Start of Given information

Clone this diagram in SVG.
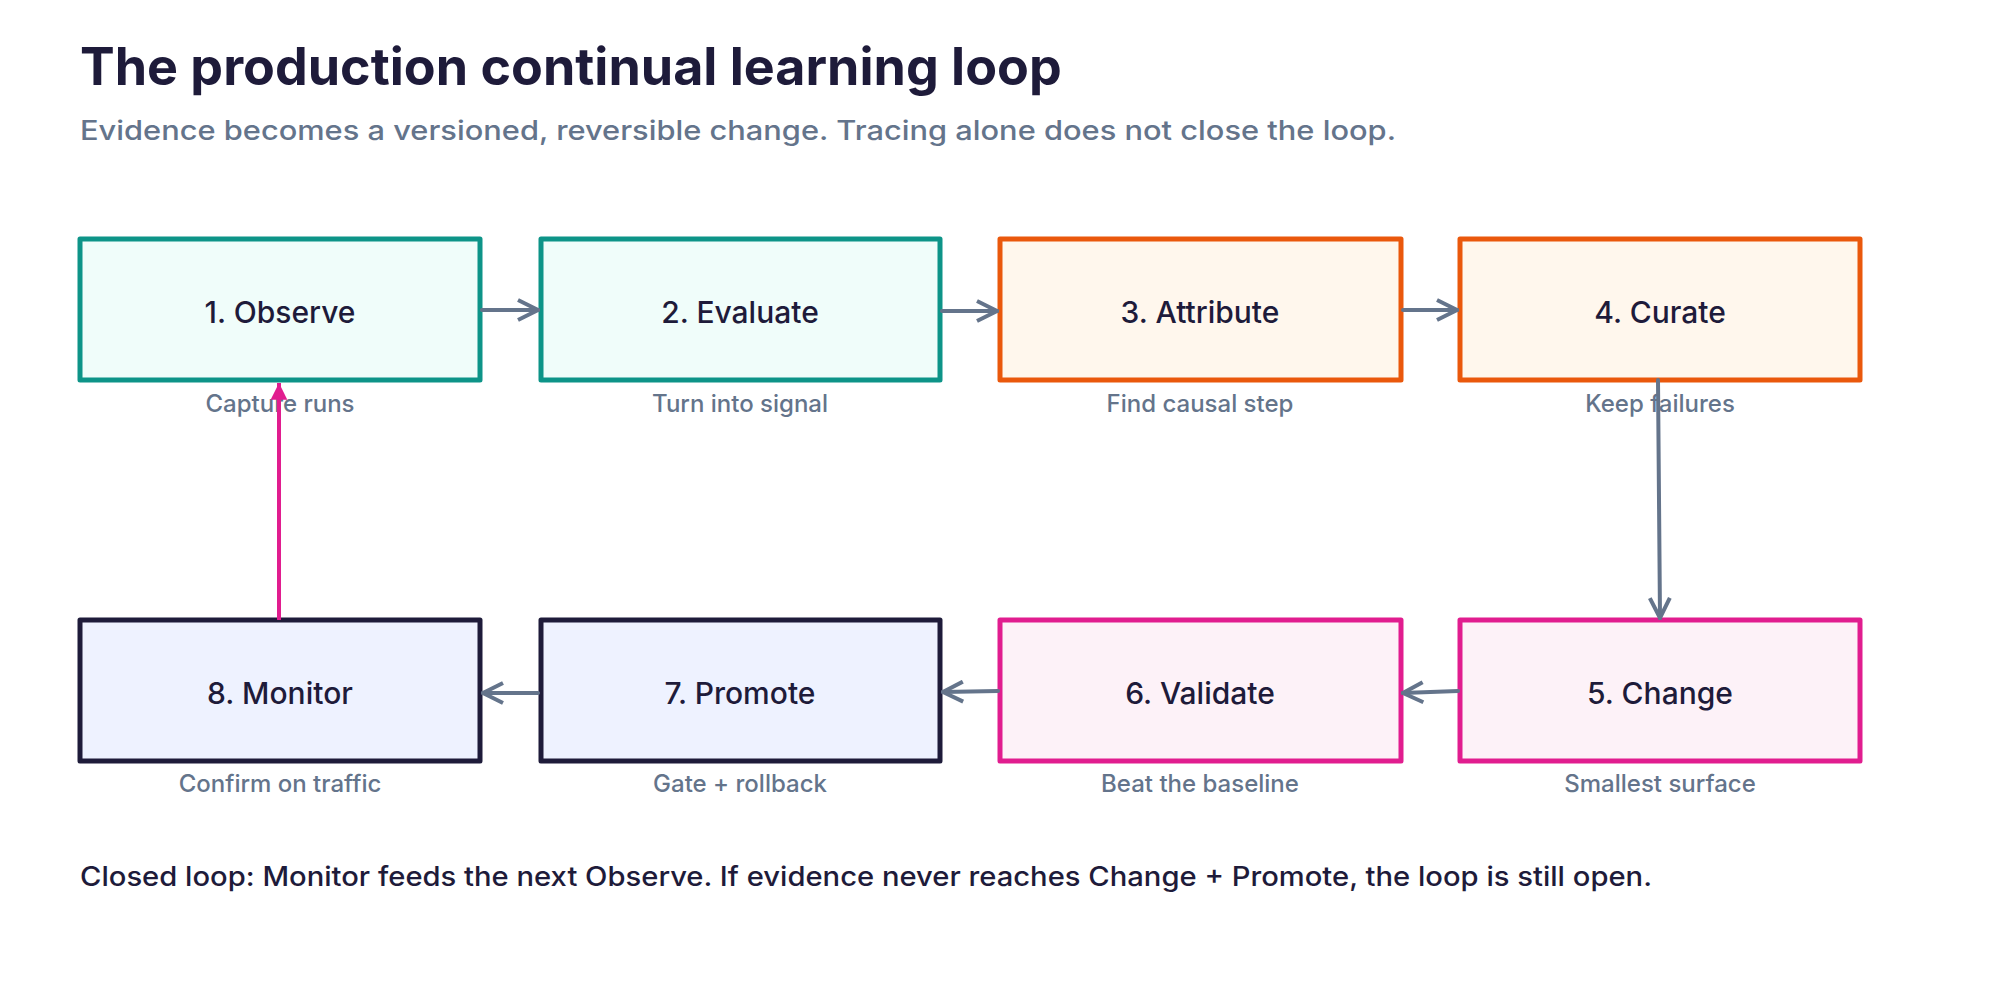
<svg xmlns="http://www.w3.org/2000/svg" width="2000" height="1000" viewBox="0 0 2000 1000">
<style>
text{font-family:Inter,"Liberation Sans",sans-serif}
.t{font-size:52px;font-weight:700;fill:#1e1b3a}
.s{font-size:27px;fill:#64748b;font-weight:500}
.l{font-size:30px;fill:#1e1b3a;text-anchor:middle;font-weight:500}
.sl{font-size:24px;fill:#64748b;text-anchor:middle;font-weight:500}
.f{font-size:27px;fill:#1e1b3a;font-weight:500}
.box{stroke-width:5;stroke-linejoin:round}
.teal{stroke:#0d9488;fill:#f0fdfa}.org{stroke:#ea580c;fill:#fff7ed}.pink{stroke:#e11d8f;fill:#fdf2f8}.navy{stroke:#1e1b3a;fill:#eef2ff}
.c{fill:none;stroke:#64748b;stroke-width:4;stroke-linecap:round}
</style>
<defs>
<marker id="ag" viewBox="0 0 12 12" refX="11" refY="6" markerWidth="6" markerHeight="6" orient="auto" markerUnits="strokeWidth"><path d="M1,1 L11,6 L1,11" fill="none" stroke="#64748b" stroke-width="2"/></marker>
<marker id="ap" viewBox="0 0 12 12" refX="11" refY="6" markerWidth="5" markerHeight="5" orient="auto" markerUnits="strokeWidth"><path d="M1,1 L11,6 L1,11 Z" fill="#e11d8f"/></marker>
</defs>
<text class="t" x="80" y="85">The production continual learning loop</text>
<text class="s" x="80" y="140" textLength="1316" lengthAdjust="spacingAndGlyphs">Evidence becomes a versioned, reversible change. Tracing alone does not close the loop.</text>
<g id="n1"><rect class="box teal" x="80" y="239" width="400" height="141"/><text class="l" x="280" y="323">1. Observe</text><text class="sl" x="280" y="412">Capture runs</text></g>
<g id="n2"><rect class="box teal" x="541" y="239" width="399" height="141"/><text class="l" x="740" y="323">2. Evaluate</text><text class="sl" x="740" y="412">Turn into signal</text></g>
<g id="n3"><rect class="box org" x="1000" y="239" width="401" height="141"/><text class="l" x="1200" y="323">3. Attribute</text><text class="sl" x="1200" y="412">Find causal step</text></g>
<g id="n4"><rect class="box org" x="1460" y="239" width="400" height="141"/><text class="l" x="1660" y="323">4. Curate</text><text class="sl" x="1660" y="412">Keep failures</text></g>
<g id="n5"><rect class="box pink" x="1460" y="620" width="400" height="141"/><text class="l" x="1660" y="704">5. Change</text><text class="sl" x="1660" y="792">Smallest surface</text></g>
<g id="n6"><rect class="box pink" x="1000" y="620" width="401" height="141"/><text class="l" x="1200" y="704">6. Validate</text><text class="sl" x="1200" y="792">Beat the baseline</text></g>
<g id="n7"><rect class="box navy" x="541" y="620" width="399" height="141"/><text class="l" x="740" y="704">7. Promote</text><text class="sl" x="740" y="792">Gate + rollback</text></g>
<g id="n8"><rect class="box navy" x="80" y="620" width="400" height="141"/><text class="l" x="280" y="704">8. Monitor</text><text class="sl" x="280" y="792">Confirm on traffic</text></g>
<g id="connectors">
<path class="c" d="M482,310 L538,310" marker-end="url(#ag)"/>
<path class="c" d="M942,311 L997,311" marker-end="url(#ag)"/>
<path class="c" d="M1403,310 L1457,310" marker-end="url(#ag)"/>
<path class="c" d="M1658,380 L1660,618" marker-end="url(#ag)"/>
<path class="c" d="M1458,691 L1403,693" marker-end="url(#ag)"/>
<path class="c" d="M998,691 L943,692" marker-end="url(#ag)"/>
<path class="c" d="M538,693 L483,693" marker-end="url(#ag)"/>
<path d="M279,620 L279,383" fill="none" stroke="#e11d8f" stroke-width="4" marker-end="url(#ap)"/>
</g>
<text class="f" x="80" y="886" textLength="1572" lengthAdjust="spacingAndGlyphs">Closed loop: Monitor feeds the next Observe. If evidence never reaches Change + Promote, the loop is still open.</text>
</svg>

End of Given information

◆ Written exercise
Set down the material above as is, without any pictures.

◆ Task solution
Clone this diagram in SVG.
<svg xmlns="http://www.w3.org/2000/svg" width="2000" height="1000" viewBox="0 0 2000 1000">
<style>
text{font-family:Inter,"Liberation Sans",sans-serif}
.t{font-size:52px;font-weight:700;fill:#1e1b3a}
.s{font-size:27px;fill:#64748b;font-weight:500}
.l{font-size:30px;fill:#1e1b3a;text-anchor:middle;font-weight:500}
.sl{font-size:24px;fill:#64748b;text-anchor:middle;font-weight:500}
.f{font-size:27px;fill:#1e1b3a;font-weight:500}
.box{stroke-width:5;stroke-linejoin:round}
.teal{stroke:#0d9488;fill:#f0fdfa}.org{stroke:#ea580c;fill:#fff7ed}.pink{stroke:#e11d8f;fill:#fdf2f8}.navy{stroke:#1e1b3a;fill:#eef2ff}
.c{fill:none;stroke:#64748b;stroke-width:4;stroke-linecap:round}
</style>
<defs>
<marker id="ag" viewBox="0 0 12 12" refX="11" refY="6" markerWidth="6" markerHeight="6" orient="auto" markerUnits="strokeWidth"><path d="M1,1 L11,6 L1,11" fill="none" stroke="#64748b" stroke-width="2"/></marker>
<marker id="ap" viewBox="0 0 12 12" refX="11" refY="6" markerWidth="5" markerHeight="5" orient="auto" markerUnits="strokeWidth"><path d="M1,1 L11,6 L1,11 Z" fill="#e11d8f"/></marker>
</defs>
<text class="t" x="80" y="85">The production continual learning loop</text>
<text class="s" x="80" y="140" textLength="1316" lengthAdjust="spacingAndGlyphs">Evidence becomes a versioned, reversible change. Tracing alone does not close the loop.</text>
<g id="n1"><rect class="box teal" x="80" y="239" width="400" height="141"/><text class="l" x="280" y="323">1. Observe</text><text class="sl" x="280" y="412">Capture runs</text></g>
<g id="n2"><rect class="box teal" x="541" y="239" width="399" height="141"/><text class="l" x="740" y="323">2. Evaluate</text><text class="sl" x="740" y="412">Turn into signal</text></g>
<g id="n3"><rect class="box org" x="1000" y="239" width="401" height="141"/><text class="l" x="1200" y="323">3. Attribute</text><text class="sl" x="1200" y="412">Find causal step</text></g>
<g id="n4"><rect class="box org" x="1460" y="239" width="400" height="141"/><text class="l" x="1660" y="323">4. Curate</text><text class="sl" x="1660" y="412">Keep failures</text></g>
<g id="n5"><rect class="box pink" x="1460" y="620" width="400" height="141"/><text class="l" x="1660" y="704">5. Change</text><text class="sl" x="1660" y="792">Smallest surface</text></g>
<g id="n6"><rect class="box pink" x="1000" y="620" width="401" height="141"/><text class="l" x="1200" y="704">6. Validate</text><text class="sl" x="1200" y="792">Beat the baseline</text></g>
<g id="n7"><rect class="box navy" x="541" y="620" width="399" height="141"/><text class="l" x="740" y="704">7. Promote</text><text class="sl" x="740" y="792">Gate + rollback</text></g>
<g id="n8"><rect class="box navy" x="80" y="620" width="400" height="141"/><text class="l" x="280" y="704">8. Monitor</text><text class="sl" x="280" y="792">Confirm on traffic</text></g>
<g id="connectors">
<path class="c" d="M482,310 L538,310" marker-end="url(#ag)"/>
<path class="c" d="M942,311 L997,311" marker-end="url(#ag)"/>
<path class="c" d="M1403,310 L1457,310" marker-end="url(#ag)"/>
<path class="c" d="M1658,380 L1660,618" marker-end="url(#ag)"/>
<path class="c" d="M1458,691 L1403,693" marker-end="url(#ag)"/>
<path class="c" d="M998,691 L943,692" marker-end="url(#ag)"/>
<path class="c" d="M538,693 L483,693" marker-end="url(#ag)"/>
<path d="M279,620 L279,383" fill="none" stroke="#e11d8f" stroke-width="4" marker-end="url(#ap)"/>
</g>
<text class="f" x="80" y="886" textLength="1572" lengthAdjust="spacingAndGlyphs">Closed loop: Monitor feeds the next Observe. If evidence never reaches Change + Promote, the loop is still open.</text>
</svg>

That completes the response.